**EXERCISE INPUTS:**
Begin

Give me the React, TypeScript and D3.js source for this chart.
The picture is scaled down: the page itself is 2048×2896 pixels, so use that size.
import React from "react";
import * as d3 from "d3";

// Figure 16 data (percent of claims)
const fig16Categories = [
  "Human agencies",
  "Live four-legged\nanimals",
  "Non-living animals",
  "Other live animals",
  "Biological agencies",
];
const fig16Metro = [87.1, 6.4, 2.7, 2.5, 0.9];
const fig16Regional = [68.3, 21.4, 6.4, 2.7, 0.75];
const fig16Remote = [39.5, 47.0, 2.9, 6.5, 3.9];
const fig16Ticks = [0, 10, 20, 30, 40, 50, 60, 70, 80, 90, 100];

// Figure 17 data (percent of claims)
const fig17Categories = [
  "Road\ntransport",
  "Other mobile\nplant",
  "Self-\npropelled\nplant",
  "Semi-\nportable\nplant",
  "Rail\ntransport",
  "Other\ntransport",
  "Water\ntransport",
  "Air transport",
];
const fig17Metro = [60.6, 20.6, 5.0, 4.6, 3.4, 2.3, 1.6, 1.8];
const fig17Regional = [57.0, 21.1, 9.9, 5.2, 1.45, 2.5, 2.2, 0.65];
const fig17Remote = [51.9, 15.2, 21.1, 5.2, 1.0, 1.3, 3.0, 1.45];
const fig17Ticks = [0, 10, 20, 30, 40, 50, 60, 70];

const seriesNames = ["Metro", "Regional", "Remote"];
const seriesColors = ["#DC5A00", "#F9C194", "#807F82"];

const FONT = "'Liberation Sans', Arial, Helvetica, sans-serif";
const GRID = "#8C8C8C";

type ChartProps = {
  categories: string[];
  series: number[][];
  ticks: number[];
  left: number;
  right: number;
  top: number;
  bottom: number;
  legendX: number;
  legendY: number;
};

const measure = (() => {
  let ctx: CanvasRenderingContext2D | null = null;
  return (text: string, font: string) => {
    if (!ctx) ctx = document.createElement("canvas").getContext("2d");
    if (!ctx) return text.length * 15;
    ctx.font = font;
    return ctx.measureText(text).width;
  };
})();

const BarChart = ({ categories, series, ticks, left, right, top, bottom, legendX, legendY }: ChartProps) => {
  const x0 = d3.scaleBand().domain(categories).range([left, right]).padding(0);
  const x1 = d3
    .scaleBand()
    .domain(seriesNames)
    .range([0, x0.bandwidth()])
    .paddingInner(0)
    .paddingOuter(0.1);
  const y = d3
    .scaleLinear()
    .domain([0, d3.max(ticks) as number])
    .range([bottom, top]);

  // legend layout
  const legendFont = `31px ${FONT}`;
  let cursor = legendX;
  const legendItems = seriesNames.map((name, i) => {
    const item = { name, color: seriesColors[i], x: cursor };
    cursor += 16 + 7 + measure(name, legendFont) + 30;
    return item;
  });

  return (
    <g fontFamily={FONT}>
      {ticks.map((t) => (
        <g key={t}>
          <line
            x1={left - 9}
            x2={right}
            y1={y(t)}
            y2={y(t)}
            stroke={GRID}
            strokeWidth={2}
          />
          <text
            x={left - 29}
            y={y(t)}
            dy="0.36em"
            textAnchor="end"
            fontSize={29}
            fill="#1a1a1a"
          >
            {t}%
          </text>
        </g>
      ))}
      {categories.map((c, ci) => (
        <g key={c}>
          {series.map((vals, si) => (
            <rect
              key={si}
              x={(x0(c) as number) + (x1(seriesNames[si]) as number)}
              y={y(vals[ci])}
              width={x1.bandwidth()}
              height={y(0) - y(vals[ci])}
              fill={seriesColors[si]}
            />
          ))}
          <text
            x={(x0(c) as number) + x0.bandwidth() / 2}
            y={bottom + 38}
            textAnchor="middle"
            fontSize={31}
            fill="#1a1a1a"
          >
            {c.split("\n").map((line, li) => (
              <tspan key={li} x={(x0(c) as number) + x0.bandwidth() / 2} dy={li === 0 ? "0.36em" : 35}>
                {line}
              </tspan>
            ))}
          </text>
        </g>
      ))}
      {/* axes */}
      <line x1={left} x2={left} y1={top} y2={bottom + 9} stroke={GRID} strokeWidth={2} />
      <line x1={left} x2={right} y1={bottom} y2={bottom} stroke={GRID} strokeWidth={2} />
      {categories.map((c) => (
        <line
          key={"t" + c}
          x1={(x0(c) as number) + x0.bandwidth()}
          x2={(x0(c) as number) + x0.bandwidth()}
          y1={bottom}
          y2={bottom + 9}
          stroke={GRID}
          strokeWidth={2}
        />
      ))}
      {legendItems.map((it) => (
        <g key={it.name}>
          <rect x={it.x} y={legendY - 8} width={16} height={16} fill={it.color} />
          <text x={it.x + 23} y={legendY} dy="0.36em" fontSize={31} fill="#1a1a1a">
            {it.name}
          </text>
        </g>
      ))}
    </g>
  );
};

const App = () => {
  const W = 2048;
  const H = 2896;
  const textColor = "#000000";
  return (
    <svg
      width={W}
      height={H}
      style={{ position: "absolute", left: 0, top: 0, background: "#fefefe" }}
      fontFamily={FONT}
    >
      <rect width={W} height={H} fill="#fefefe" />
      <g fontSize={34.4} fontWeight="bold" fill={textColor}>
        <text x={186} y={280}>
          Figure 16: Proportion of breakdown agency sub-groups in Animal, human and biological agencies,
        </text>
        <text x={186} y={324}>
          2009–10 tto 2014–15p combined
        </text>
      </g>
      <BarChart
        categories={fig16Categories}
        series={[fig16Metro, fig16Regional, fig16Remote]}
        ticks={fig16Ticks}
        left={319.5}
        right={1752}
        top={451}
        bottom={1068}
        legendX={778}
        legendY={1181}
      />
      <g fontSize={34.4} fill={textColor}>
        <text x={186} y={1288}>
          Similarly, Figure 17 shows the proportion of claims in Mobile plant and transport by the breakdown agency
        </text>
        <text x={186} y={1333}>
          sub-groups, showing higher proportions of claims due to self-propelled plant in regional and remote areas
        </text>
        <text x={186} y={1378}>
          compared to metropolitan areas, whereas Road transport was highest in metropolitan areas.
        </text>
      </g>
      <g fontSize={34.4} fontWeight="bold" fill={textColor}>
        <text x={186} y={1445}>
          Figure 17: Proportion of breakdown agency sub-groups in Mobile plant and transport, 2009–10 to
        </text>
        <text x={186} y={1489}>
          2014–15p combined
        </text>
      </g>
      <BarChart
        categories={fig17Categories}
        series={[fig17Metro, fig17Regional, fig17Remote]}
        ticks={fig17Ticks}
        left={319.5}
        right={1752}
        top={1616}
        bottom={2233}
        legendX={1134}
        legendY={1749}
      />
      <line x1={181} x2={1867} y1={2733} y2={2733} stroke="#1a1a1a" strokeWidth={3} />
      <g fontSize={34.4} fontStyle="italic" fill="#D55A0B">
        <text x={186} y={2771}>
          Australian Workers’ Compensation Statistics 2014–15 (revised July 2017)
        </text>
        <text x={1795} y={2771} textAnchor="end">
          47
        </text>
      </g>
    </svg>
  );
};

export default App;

End
Begin

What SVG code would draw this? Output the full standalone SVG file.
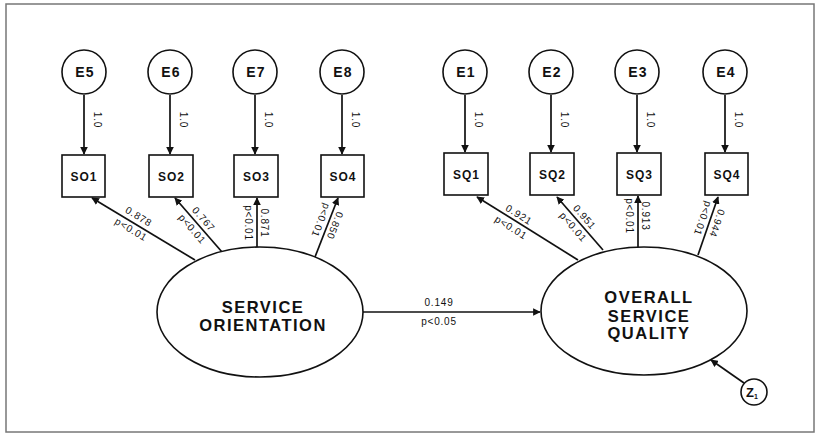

End

**EXERCISE REQUIREMENTS:**
Nothing but the lines from the line that contains "Give me the" through the line that contains "import * as" should be given again, each exactly as it stands, both ends included.

**PROBLEM SOLUTION:**
Give me the React, TypeScript and D3.js source for this chart.
The picture is scaled down: the page itself is 2048×2896 pixels, so use that size.
import React from "react";
import * as d3 from "d3";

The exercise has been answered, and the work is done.